Raw data —
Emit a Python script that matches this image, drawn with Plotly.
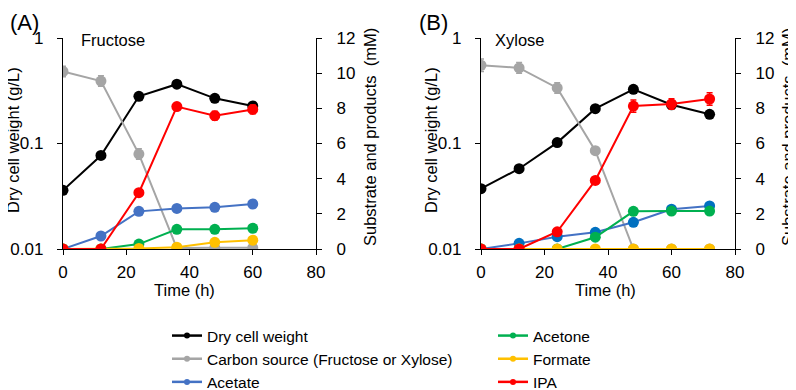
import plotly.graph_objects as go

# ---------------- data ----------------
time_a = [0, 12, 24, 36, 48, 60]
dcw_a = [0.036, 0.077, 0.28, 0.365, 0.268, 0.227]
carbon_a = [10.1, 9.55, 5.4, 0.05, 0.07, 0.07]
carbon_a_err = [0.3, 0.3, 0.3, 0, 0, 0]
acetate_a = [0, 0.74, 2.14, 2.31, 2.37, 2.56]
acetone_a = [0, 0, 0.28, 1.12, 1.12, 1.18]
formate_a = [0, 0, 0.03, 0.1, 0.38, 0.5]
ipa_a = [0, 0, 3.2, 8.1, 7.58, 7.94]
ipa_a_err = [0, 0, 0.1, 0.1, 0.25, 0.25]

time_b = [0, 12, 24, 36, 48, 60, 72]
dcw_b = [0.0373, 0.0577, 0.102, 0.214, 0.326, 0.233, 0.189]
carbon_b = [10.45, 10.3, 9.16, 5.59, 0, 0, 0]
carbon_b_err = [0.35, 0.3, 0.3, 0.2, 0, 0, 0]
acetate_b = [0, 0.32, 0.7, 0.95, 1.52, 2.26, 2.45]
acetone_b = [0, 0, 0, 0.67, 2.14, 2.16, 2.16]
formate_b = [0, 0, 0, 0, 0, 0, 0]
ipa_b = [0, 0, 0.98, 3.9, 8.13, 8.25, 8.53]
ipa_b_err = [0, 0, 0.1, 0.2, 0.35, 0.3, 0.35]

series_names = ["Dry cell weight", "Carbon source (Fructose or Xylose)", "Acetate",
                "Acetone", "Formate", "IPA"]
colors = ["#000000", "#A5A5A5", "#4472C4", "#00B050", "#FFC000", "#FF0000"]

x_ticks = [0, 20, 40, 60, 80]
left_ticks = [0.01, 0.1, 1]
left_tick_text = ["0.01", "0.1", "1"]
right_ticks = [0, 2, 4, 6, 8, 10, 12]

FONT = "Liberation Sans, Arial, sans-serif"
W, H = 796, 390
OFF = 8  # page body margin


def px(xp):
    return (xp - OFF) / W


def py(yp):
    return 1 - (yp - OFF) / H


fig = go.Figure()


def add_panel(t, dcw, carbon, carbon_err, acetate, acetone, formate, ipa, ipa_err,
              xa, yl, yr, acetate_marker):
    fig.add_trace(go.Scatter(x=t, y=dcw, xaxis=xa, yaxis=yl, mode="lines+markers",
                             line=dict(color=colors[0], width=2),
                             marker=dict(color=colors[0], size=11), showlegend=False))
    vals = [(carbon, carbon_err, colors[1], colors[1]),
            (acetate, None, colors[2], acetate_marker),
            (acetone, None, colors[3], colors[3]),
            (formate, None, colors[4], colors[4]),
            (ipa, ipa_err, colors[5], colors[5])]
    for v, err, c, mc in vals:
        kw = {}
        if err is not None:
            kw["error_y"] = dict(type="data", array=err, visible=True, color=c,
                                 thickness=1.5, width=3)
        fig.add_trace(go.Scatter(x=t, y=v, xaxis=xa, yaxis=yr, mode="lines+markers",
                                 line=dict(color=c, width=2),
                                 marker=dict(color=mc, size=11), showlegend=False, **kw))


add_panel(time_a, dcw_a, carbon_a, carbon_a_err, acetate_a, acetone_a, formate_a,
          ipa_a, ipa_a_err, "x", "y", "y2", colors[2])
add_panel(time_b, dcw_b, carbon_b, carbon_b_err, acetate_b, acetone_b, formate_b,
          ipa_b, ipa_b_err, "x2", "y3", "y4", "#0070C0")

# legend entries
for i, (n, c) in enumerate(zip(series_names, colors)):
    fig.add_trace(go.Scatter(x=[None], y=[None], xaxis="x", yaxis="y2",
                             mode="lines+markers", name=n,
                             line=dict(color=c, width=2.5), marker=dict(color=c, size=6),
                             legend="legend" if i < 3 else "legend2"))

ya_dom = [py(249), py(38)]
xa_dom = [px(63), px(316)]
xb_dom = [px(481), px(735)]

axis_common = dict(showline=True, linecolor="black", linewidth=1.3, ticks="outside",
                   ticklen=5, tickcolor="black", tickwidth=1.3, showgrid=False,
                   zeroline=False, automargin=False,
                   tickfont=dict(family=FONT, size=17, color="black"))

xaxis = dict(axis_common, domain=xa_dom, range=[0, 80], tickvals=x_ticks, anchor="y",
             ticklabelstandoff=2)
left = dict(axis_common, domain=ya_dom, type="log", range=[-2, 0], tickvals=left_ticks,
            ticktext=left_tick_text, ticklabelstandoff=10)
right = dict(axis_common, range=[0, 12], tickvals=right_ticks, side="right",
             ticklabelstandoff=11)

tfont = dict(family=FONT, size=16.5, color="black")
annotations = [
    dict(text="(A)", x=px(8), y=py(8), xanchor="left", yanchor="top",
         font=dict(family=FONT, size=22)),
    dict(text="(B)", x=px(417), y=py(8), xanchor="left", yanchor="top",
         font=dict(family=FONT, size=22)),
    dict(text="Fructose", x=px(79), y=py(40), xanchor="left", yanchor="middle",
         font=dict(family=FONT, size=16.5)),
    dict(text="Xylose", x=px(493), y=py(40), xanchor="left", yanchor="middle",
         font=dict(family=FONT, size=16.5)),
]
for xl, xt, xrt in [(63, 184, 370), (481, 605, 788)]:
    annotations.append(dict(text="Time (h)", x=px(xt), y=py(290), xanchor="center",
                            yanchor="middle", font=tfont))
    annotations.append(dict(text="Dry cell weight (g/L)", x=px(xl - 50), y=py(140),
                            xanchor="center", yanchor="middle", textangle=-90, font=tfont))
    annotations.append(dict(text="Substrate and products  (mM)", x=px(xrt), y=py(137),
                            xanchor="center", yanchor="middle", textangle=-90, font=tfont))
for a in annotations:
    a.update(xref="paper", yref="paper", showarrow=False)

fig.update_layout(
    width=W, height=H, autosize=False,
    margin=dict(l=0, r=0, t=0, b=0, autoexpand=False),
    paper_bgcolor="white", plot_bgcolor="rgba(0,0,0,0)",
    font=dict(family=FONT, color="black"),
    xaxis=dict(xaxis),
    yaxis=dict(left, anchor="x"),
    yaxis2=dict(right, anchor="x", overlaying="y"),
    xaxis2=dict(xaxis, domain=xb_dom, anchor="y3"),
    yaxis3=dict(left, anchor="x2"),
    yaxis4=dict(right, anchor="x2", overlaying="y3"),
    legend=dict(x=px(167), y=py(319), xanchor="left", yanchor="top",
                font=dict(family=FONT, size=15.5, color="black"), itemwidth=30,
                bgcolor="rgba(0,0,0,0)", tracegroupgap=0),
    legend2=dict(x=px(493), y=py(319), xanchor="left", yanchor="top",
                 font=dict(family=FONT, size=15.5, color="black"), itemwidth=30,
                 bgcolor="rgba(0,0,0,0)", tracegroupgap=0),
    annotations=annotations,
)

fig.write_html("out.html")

Given task — Restate only the lines running from the start of the material above through the line containing "ipa_a_err = [0, 0, 0.1, 0.1, 0.25, 0.25]", ends included. No pictures.

Solution for this problem —
Emit a Python script that matches this image, drawn with Plotly.
import plotly.graph_objects as go

# ---------------- data ----------------
time_a = [0, 12, 24, 36, 48, 60]
dcw_a = [0.036, 0.077, 0.28, 0.365, 0.268, 0.227]
carbon_a = [10.1, 9.55, 5.4, 0.05, 0.07, 0.07]
carbon_a_err = [0.3, 0.3, 0.3, 0, 0, 0]
acetate_a = [0, 0.74, 2.14, 2.31, 2.37, 2.56]
acetone_a = [0, 0, 0.28, 1.12, 1.12, 1.18]
formate_a = [0, 0, 0.03, 0.1, 0.38, 0.5]
ipa_a = [0, 0, 3.2, 8.1, 7.58, 7.94]
ipa_a_err = [0, 0, 0.1, 0.1, 0.25, 0.25]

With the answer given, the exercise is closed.